Every sentence in the song hurts like a punch in the stomach, the pain of truth. Hurt for every single woman raped daily, hurt for the silence and complicity of the police, the judges, the presidents...hurt for a society that feels that we keep talking about it and we bore them.  The fear hurts. 

But they peacefully made all that pain into a song, and danced together in anger. And boom! It happened! It triggered something in us all, and people wanted to replicate it everywhere, and there are videos of the same song being performed in Colombia, in Madrid, in Australia, in Belgium, in Paris... with the same words (sometimes translated) same movements, same blindfolded eyes. All part of the same thing, having each others back, recognising each other in a global sisterhood that is sick of living in this reality.

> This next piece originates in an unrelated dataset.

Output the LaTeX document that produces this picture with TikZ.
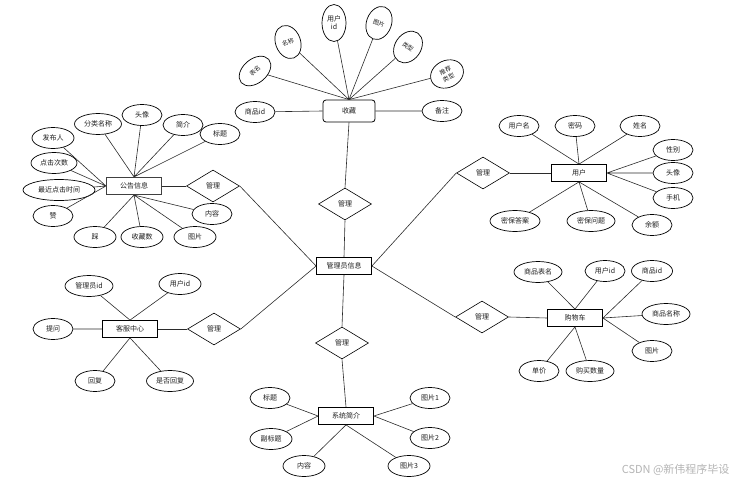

Here are the lyrics of the song:

“The patriarchy is a judge
who tries us for being born
and our punishment
is the violence you see now.
It’s femicide,
impunity for my murderer,
it’s disappearance,
it’s rape.
And it wasn’t my fault, not where I was, nor how I was dressed.
You are the rapist,
(please note the super intense silence in the audience with this sentence)
you are the rapist.
It’s the police, the judges, the state, the president.
The oppressive state is a macho rapist.”

 

It seems to be the perfect hymn for the #metoo era, it replicates that same awareness, the same strong peaceful activism, the same recognition amongst women all over the world of the need to stand up together. So sing it, dance it, and smile when doing so because you are not alone and you are not the only one singing it, right now!